A statement of concern regarding proposed cuts to Chemistry at The University of Western Australia 

Written by Professor Steven Bottle, RACI President; Professor Pall Thordarson, President-Elect RACI;  Roger Stapleford, RACI CEO

Published 30 August 2021 

The Royal Australian Chemical Institute (RACI) is deeply concerned about the proposed cuts to 6 Level C and D Academic positions within the School of Molecular Sciences (SMS) at The University of Western Australia (UWA). The proposed cuts within SMS appear to disproportionately be targeted at Chemistry, which is very unfortunate, given both the high esteem that Chemistry research at UWA enjoys nationally, and the important role of Chemistry in the Australian economy. Chemistry is a central STEM field and is vital both to the future of the University of Western Australia and to Australia as a nation.
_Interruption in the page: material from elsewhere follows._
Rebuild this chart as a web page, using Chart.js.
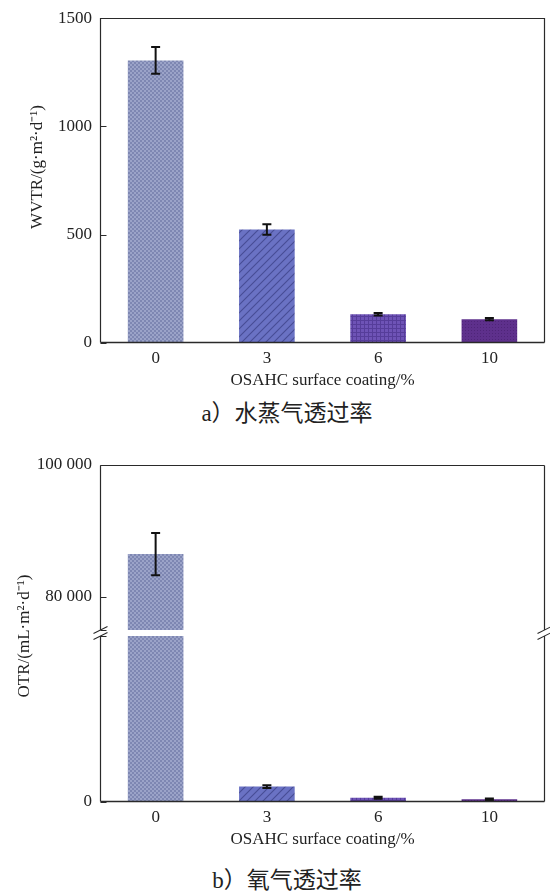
<!DOCTYPE html>
<html>
<head>
<meta charset="utf-8">
<script src="https://cdn.jsdelivr.net/npm/chart.js@4.4.0/dist/chart.umd.min.js"></script>
<style>
  html, body { margin: 0; padding: 0; background: #fff; }
  body { width: 550px; height: 892px; position: relative; overflow: hidden; }
  canvas { position: absolute; left: 0; }
  #chartA { top: 0; }
  #chartB { top: 440px; }
  .cap {
    position: absolute; left: 0; width: 550px; box-sizing: border-box;
    padding-left: 24px; text-align: center;
    font-family: "Liberation Serif", "Noto Sans CJK SC", serif;
    font-size: 23px; line-height: 30px; color: #222;
  }
</style>
</head>
<body>
<canvas id="chartA" width="550" height="391"></canvas>
<div class="cap" style="top:399px">a）水蒸气透过率</div>
<canvas id="chartB" width="550" height="410"></canvas>
<div class="cap" style="top:866px">b）氧气透过率</div>

<script>
// OSAHC surface coating levels (%)
const coatingLevels = ['0', '3', '6', '10'];

// Water vapour transmission rate, g·m⁻²·d⁻¹
const wvtrMean = [1305, 524, 133, 110];
const wvtrErr  = [62, 24, 6, 5];
const wvtrTicks = [0, 500, 1000, 1500];

// Oxygen transmission rate, mL·m⁻²·d⁻¹ (axis broken between the two ranges)
const otrMean = [86500, 2320, 650, 410];
const otrErr  = [3200, 200, 150, 120];
const otrUpperRange = [75000, 100000];
const otrLowerRange = [0, 25000];
const otrUpperTicks = [80000, 100000];
const otrLowerTicks = [0];

const SERIF = '"Liberation Serif", "Times New Roman", Times, serif';
const INK = '#222';

// Textured fills for the four coating levels
function makePattern(kind) {
  const c = document.createElement('canvas');
  const g = c.getContext('2d');
  if (kind === 'checker') {
    c.width = c.height = 4;
    g.fillStyle = '#9ba3c8'; g.fillRect(0, 0, 4, 4);
    g.fillStyle = '#7e87b2'; g.fillRect(0, 0, 2, 2); g.fillRect(2, 2, 2, 2);
  } else if (kind === 'diagonal') {
    c.width = c.height = 8;
    g.fillStyle = '#6a72c4'; g.fillRect(0, 0, 8, 8);
    g.strokeStyle = '#474d96'; g.lineWidth = 1.1;
    g.beginPath();
    g.moveTo(-1, 9); g.lineTo(9, -1);
    g.moveTo(-1, 1); g.lineTo(1, -1);
    g.moveTo(7, 9); g.lineTo(9, 7);
    g.stroke();
  } else if (kind === 'grid') {
    c.width = c.height = 4;
    g.fillStyle = '#6e53b6'; g.fillRect(0, 0, 4, 4);
    g.fillStyle = '#563d9a'; g.fillRect(0, 0, 4, 1); g.fillRect(0, 0, 1, 4);
  } else {
    c.width = c.height = 3;
    g.fillStyle = '#5e308c'; g.fillRect(0, 0, 3, 3);
    g.fillStyle = '#4f2579'; g.fillRect(0, 0, 1, 1);
  }
  return g.createPattern(c, 'repeat');
}
const barFills = [makePattern('checker'), makePattern('diagonal'), makePattern('grid'), makePattern('dots')];

// Clip each dataset to its own y scale band, then draw its error bars
const bandClip = {
  id: 'bandClip',
  beforeDatasetDraw(chart, args) {
    const ys = chart.scales[args.meta.yAxisID];
    const a = chart.chartArea;
    const ctx = chart.ctx;
    ctx.save();
    ctx.beginPath();
    ctx.rect(a.left, ys.top, a.right - a.left, ys.bottom - ys.top);
    ctx.clip();
  },
  afterDatasetDraw(chart, args) {
    const ctx = chart.ctx;
    const ds = chart.data.datasets[args.index];
    const ys = chart.scales[args.meta.yAxisID];
    const err = ds.errorBars;
    if (err) {
      ctx.strokeStyle = '#111';
      ctx.lineWidth = 2;
      args.meta.data.forEach((bar, i) => {
        const v = ds.data[i];
        const yHi = ys.getPixelForValue(v + err[i]);
        const yLo = ys.getPixelForValue(v - err[i]);
        const x = bar.x;
        ctx.beginPath();
        ctx.moveTo(x, yHi); ctx.lineTo(x, yLo);
        ctx.moveTo(x - 4.5, yHi); ctx.lineTo(x + 4.5, yHi);
        ctx.moveTo(x - 4.5, yLo); ctx.lineTo(x + 4.5, yLo);
        ctx.stroke();
      });
    }
    ctx.restore();
  }
};

// Box frame, inward ticks, optional axis break and rotated y title
const frame = {
  id: 'frame',
  afterDraw(chart, args, opts) {
    const ctx = chart.ctx;
    const a = chart.chartArea;
    const L = Math.round(a.left) + 0.5, R = Math.round(a.right) - 0.5;
    const T = Math.round(a.top) + 0.5, B = Math.round(a.bottom) - 0.5;
    ctx.save();
    ctx.strokeStyle = '#2a2a2a';
    ctx.lineWidth = 1.2;
    ctx.beginPath();
    const gap = opts.breakScale ? chart.scales[opts.breakScale] : null;
    if (gap) {
      const y1 = Math.round(gap.top), y2 = Math.round(gap.bottom);
      [L, R].forEach(x => {
        ctx.moveTo(x, T); ctx.lineTo(x, y1);
        ctx.moveTo(x, y2); ctx.lineTo(x, B);
      });
      ctx.moveTo(L, T); ctx.lineTo(R, T);
    } else {
      ctx.moveTo(L, B); ctx.lineTo(L, T); ctx.lineTo(R, T); ctx.lineTo(R, B);
    }
    ctx.stroke();
    // bottom axis, slightly heavier
    ctx.lineWidth = 1.6;
    ctx.beginPath();
    ctx.moveTo(L, B); ctx.lineTo(R, B);
    ctx.stroke();
    // axis-break marks
    if (gap) {
      ctx.lineWidth = 1.1;
      ctx.beginPath();
      [Math.round(gap.top), Math.round(gap.bottom)].forEach(y => {
        [L, R].forEach(x => {
          ctx.moveTo(x - 7, y + 3.5); ctx.lineTo(x + 7, y - 3.5);
        });
      });
      ctx.stroke();
    }
    // inward tick marks on every y scale
    ctx.lineWidth = 1.2;
    ctx.beginPath();
    Object.values(chart.scales).forEach(s => {
      if (s.axis !== 'y') return;
      s.ticks.forEach(t => {
        const y = Math.round(s.getPixelForValue(t.value)) + 0.5;
        ctx.moveTo(L, y); ctx.lineTo(L + 6, y);
      });
    });
    ctx.stroke();
    // y title
    if (opts.yTitle) {
      ctx.translate(opts.yTitle.x, opts.yTitle.y);
      ctx.rotate(-Math.PI / 2);
      ctx.fillStyle = INK;
      ctx.font = '17px ' + SERIF;
      ctx.textAlign = 'center';
      ctx.textBaseline = 'middle';
      ctx.fillText(opts.yTitle.text, 0, 0);
    }
    ctx.restore();
  }
};

// space grouping only for five-digit values and above
const fmtThousands = v => (Math.abs(v) >= 10000 ? String(v).replace(/\B(?=(\d{3})+(?!\d))/g, ' ') : String(v));

const tickFont = { family: SERIF, size: 17 };

function xScale() {
  return {
    grid: { display: false, drawTicks: false },
    border: { display: false },
    ticks: { color: INK, font: tickFont, padding: 5 },
    title: {
      display: true, text: 'OSAHC surface coating/%', color: INK,
      font: tickFont, padding: { top: 0, bottom: 0 }
    },
    afterFit(s) { s.height = 48; }
  };
}

function yScale(range, ticks, extra) {
  return Object.assign({
    type: 'linear',
    position: 'left',
    min: range[0], max: range[1],
    grid: { display: false, drawTicks: false },
    border: { display: false },
    ticks: {
      color: INK, font: tickFont, padding: 8,
      callback: v => fmtThousands(v)
    },
    afterBuildTicks(s) { s.ticks = ticks.map(v => ({ value: v })); },
    afterFit(s) { s.width = 100; }
  }, extra || {});
}

Chart.defaults.animation = false;
Chart.defaults.font.family = SERIF;

const chartA = new Chart(document.getElementById('chartA'), {
  type: 'bar',
  data: {
    labels: coatingLevels,
    datasets: [{
      data: wvtrMean,
      errorBars: wvtrErr,
      backgroundColor: barFills,
      borderWidth: 0,
      barPercentage: 0.5,
      categoryPercentage: 1.0
    }]
  },
  options: {
    responsive: false,
    layout: { padding: { top: 17, right: 5, left: 0, bottom: 0 } },
    plugins: {
      legend: { display: false },
      tooltip: { enabled: false },
      frame: { yTitle: { text: 'WVTR/(g·m²·d⁻¹)', x: 38, y: 167 } }
    },
    scales: {
      x: xScale(),
      y: yScale([0, 1500], wvtrTicks)
    }
  },
  plugins: [bandClip, frame]
});

// Stacked y scales: lower range at the bottom, a thin gap band, upper range on top
const chartB = new Chart(document.getElementById('chartB'), {
  type: 'bar',
  data: {
    labels: coatingLevels,
    datasets: [
      {
        data: otrMean, errorBars: otrErr, yAxisID: 'yTop',
        backgroundColor: barFills, borderWidth: 0,
        barPercentage: 0.5, categoryPercentage: 1.0, grouped: false
      },
      {
        data: otrMean, errorBars: otrErr, yAxisID: 'yBot',
        backgroundColor: barFills, borderWidth: 0,
        barPercentage: 0.5, categoryPercentage: 1.0, grouped: false
      }
    ]
  },
  options: {
    responsive: false,
    layout: { padding: { top: 25, right: 5, left: 0, bottom: 0 } },
    plugins: {
      legend: { display: false },
      tooltip: { enabled: false },
      frame: { breakScale: 'yGap', yTitle: { text: 'OTR/(mL·m²·d⁻¹)', x: 25, y: 196 } }
    },
    scales: {
      x: xScale(),
      yBot: yScale(otrLowerRange, otrLowerTicks, { stack: 'otr', stackWeight: 166 }),
      yGap: {
        type: 'linear', position: 'left', stack: 'otr', stackWeight: 6,
        min: 0, max: 1,
        grid: { display: false, drawTicks: false }, border: { display: false },
        ticks: { display: false },
        afterFit(s) { s.width = 100; }
      },
      yTop: yScale(otrUpperRange, otrUpperTicks, { stack: 'otr', stackWeight: 165 })
    }
  },
  plugins: [bandClip, frame]
});

// redraw once the serif face is ready so tick text uses it
if (document.fonts && document.fonts.load) {
  document.fonts.load('17px "Liberation Serif"').then(() => {
    chartA.update('none');
    chartB.update('none');
  });
}
</script>
</body>
</html>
Further, we are concerned about plans to target research and discontinue teaching in computational chemistry – a contemporary and increasingly important dimension of chemistry research and practice. Omitting computational chemistry in the teaching program would have severe consequences for graduates who would be ill- equipped with advanced research and STEM skills that are crucial for our future workforce. Computational chemistry research plays key roles in a number of research strengths and growth areas in the School of Molecular Sciences and these would be negatively impacted by the proposed severe cuts.
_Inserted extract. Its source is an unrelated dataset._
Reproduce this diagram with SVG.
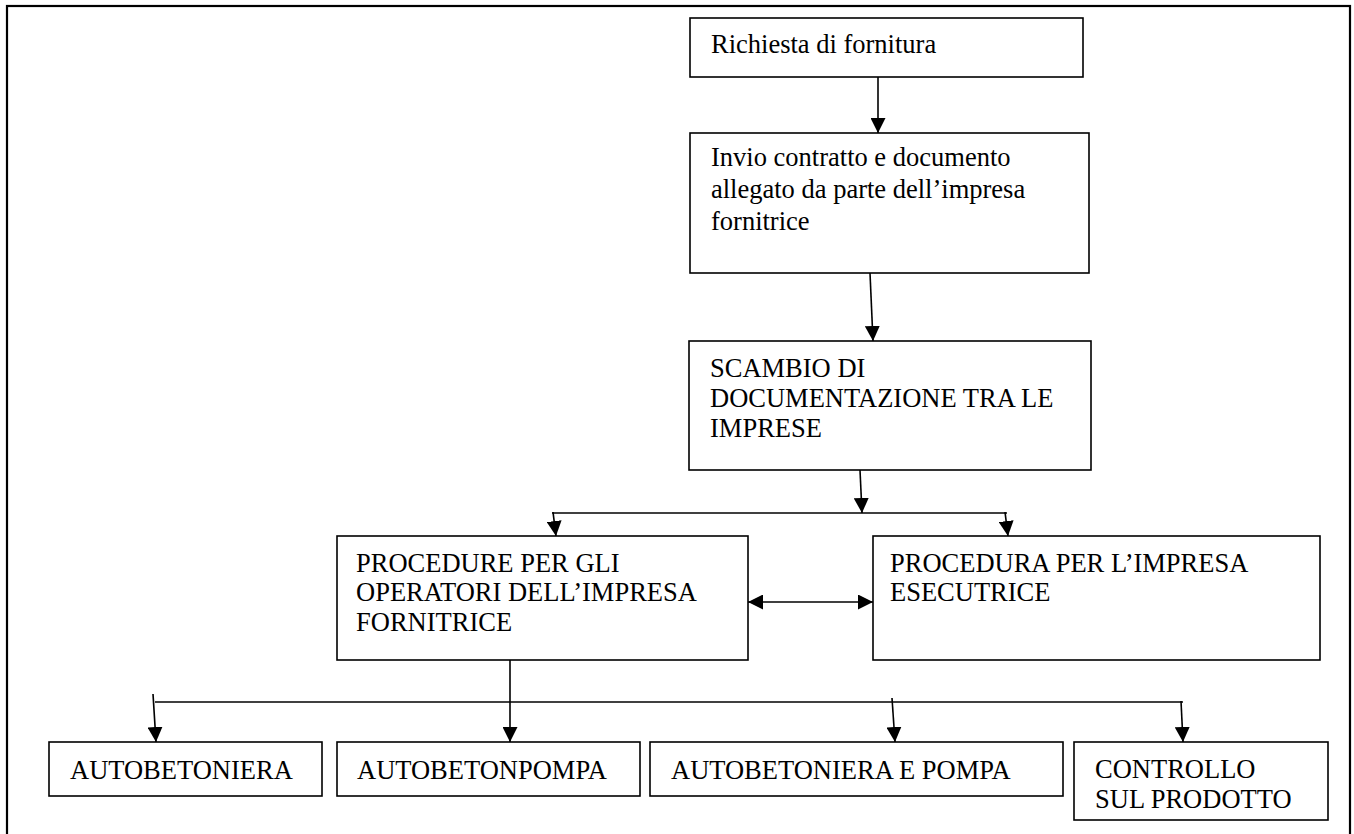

The RACI urges the Federal government to redouble its support for STEM research and teaching in Australian Universities. We strongly encourage UWA to ensure key STEM fields such as Chemistry, which may be expensive to run in terms of space and technical support, are not unduly disadvantaged when the University is looking for short- term savings in these difficult times. Cutting resources for a core discipline such as Chemistry is counter-productive for a Group of Eight University striving to be world-class and for a country seeking greater sovereign technical and manufacturing capability in post-pandemic times.